Second Committee Member

Jason Irwin

Third Committee Member

Paul James

Abstract

Microplastic (MP) pollutes environments worldwide, but the ecological consequences remain largely unknown. While MP research has historically focused on marine environments, recent work has increasingly investigated rivers as transporters of MP from terrestrial sources to the ocean. Some studies have documented instances of MP consumption in a river food web, but few have investigated multiple consumers at different points along a river continuum. This study enumerated the MP abundance in the water column, biofilm, and four macroinvertebrate families from different functional feeding groups across nine sites spanning 344 kilometers from the headwaters to the mouth of the Yakima River in Washington state. A rigorous procedural control method was used to significantly reduce contamination, highlighting the importance of explicitly controlling exogenous plastic sources during environmental MP studies. After correcting for contamination, MP were found in 93% of water samples, 96% of biofilm samples, and 68% of insect samples. There was no discernable increase in MP abundance from the headwaters to the mouth despite a corresponding increase in cumulative human population, but there were significant differences in MP particles detected among sites. The sites with the highest MP abundance might have been influenced by recreational inputs or by flow dynamics that encouraged plastics to settle from the water column, and the lack of a relationship with human population or wastewater treatment plant outfalls suggests other sources or the presence of an undocumented sink in the study area.
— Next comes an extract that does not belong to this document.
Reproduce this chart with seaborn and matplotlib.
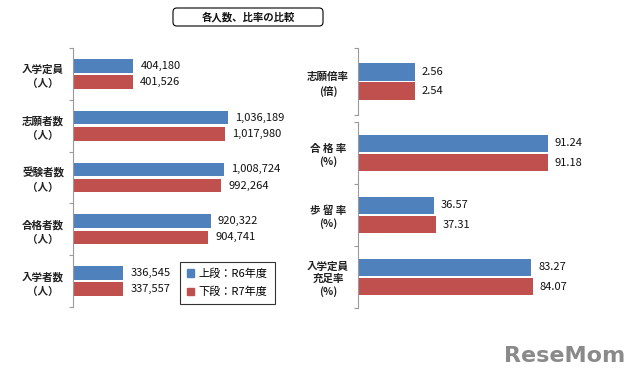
import numpy as np
import pandas as pd
import matplotlib
matplotlib.use("Agg")
import matplotlib.pyplot as plt
import matplotlib.patches as mpatches
import seaborn as sns

plt.rcParams['font.family'] = ['Noto Sans CJK JP', 'DejaVu Sans']

# data
years = ["上段：R6年度", "下段：R7年度"]
colors = ["#4F81BD", "#C0504D"]

count_cats = ["入学定員\n（人）", "志願者数\n（人）", "受験者数\n（人）", "合格者数\n（人）", "入学者数\n（人）"]
count_r6 = [404180, 1036189, 1008724, 920322, 336545]
count_r7 = [401526, 1017980, 992264, 904741, 337557]

ratio_cats = ["志願倍率\n(倍)"]
ratio_r6 = [2.56]
ratio_r7 = [2.54]

rate_cats = ["合 格 率\n(%)", "歩 留 率\n(%)", "入学定員\n充足率\n(%)"]
rate_r6 = [91.24, 36.57, 83.27]
rate_r7 = [91.18, 37.31, 84.07]


def make_df(cats, v6, v7):
    return pd.DataFrame({
        "cat": cats * 2,
        "val": v6 + v7,
        "year": [years[0]] * len(cats) + [years[1]] * len(cats),
    })


W, H = 640, 378
fig = plt.figure(figsize=(6.4, 3.78), dpi=100)


def px_axes(x0, top, bottom, width):
    return fig.add_axes([x0 / W, 1 - bottom / H, width / W, (bottom - top) / H])


def draw(ax, df, cats, xmax, fmt, width, gap, lsp):
    sns.barplot(data=df, y="cat", x="val", hue="year", orient="h",
                palette=colors, width=width, gap=gap, ax=ax, legend=False,
                linewidth=0, saturation=1)
    n = len(cats)
    ax.set_xlim(0, xmax)
    ax.set_ylim(n - 0.5, -0.5)
    for c in ax.containers:
        ax.bar_label(c, fmt=fmt, padding=5, fontsize=8, color="#111111")
    for s in ["top", "right", "bottom"]:
        ax.spines[s].set_visible(False)
    ax.spines["left"].set_color("#9a9a9a")
    ax.spines["left"].set_linewidth(0.8)
    ax.set_xticks([])
    ax.set_xlabel("")
    ax.set_ylabel("")
    ax.set_yticks(range(n))
    ax.set_yticklabels(cats, ha="center", multialignment="center",
                       fontsize=7.6, fontweight="bold", color="#222222",
                       linespacing=lsp)
    ax.tick_params(axis="y", which="major", length=0, pad=21.5)
    ax.set_yticks(np.arange(-0.5, n), minor=True)
    ax.tick_params(axis="y", which="minor", left=True, length=3,
                   color="#9a9a9a", width=0.8)
    ax.set_facecolor("none")


ax1 = px_axes(73, 48, 307, 180)
draw(ax1, make_df(count_cats, count_r6, count_r7), count_cats,
     180 * 1036189 / 155, "{:,.0f}", 0.62, 0.15, 1.5)

ax2 = px_axes(358, 48, 115, 208)
draw(ax2, make_df(ratio_cats, ratio_r6, ratio_r7), ratio_cats,
     208 * 2.56 / 57, "{:.2f}", 0.58, 0.1, 1.45)

ax3 = px_axes(358, 122, 308, 208)
draw(ax3, make_df(rate_cats, rate_r6, rate_r7), rate_cats,
     100, "{:.2f}", 0.63, 0.12, 1.3)

# legend
handles = [mpatches.Patch(color=c, label=y) for c, y in zip(colors, years)]
leg = fig.legend(handles=handles, loc="upper left",
                 bbox_to_anchor=(180 / W, 1 - 262 / H), borderaxespad=0,
                 fontsize=8, frameon=True, fancybox=False,
                 handlelength=0.7, handleheight=0.7, handletextpad=0.4,
                 labelspacing=0.7, borderpad=0.6)
leg.get_frame().set_edgecolor("black")
leg.get_frame().set_linewidth(0.8)

# title box
box = mpatches.FancyBboxPatch((173 / W, 1 - 26 / H), 150 / W, 18 / H,
                              boxstyle="round,pad=0,rounding_size=0.006",
                              mutation_aspect=W / H, transform=fig.transFigure,
                              facecolor="white", edgecolor="black", linewidth=0.8)
fig.add_artist(box)
fig.text(248 / W, 1 - 17 / H, "各人数、比率の比較", ha="center", va="center",
         fontsize=7.5, fontweight="bold", color="#111111")

# watermark
fig.text(625 / W, 1 - 356 / H, "ReseMom", ha="right", va="center",
         fontsize=16, fontweight="bold", color="#8a8a8a", family="DejaVu Sans")

fig.savefig("out.png", dpi=100)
Further research is needed to positively identify plastic pollution sources not associated with urban areas, and more research is needed on transport and storage dynamics of MP in river systems. Fibers were more abundant in water column and biofilm samples, but there was no difference in the number of fibers or fragments consumed by insects, suggesting that fragments may play a larger role in consumption and trophic transfer than has been suggested. This study documents plastic in four different aquatic insect functional feeding groups, suggesting that insectivores such as fish or birds are also vulnerable to eating MP and or moving plastic from the river into nearby terrestrial environments by their feeding behavior.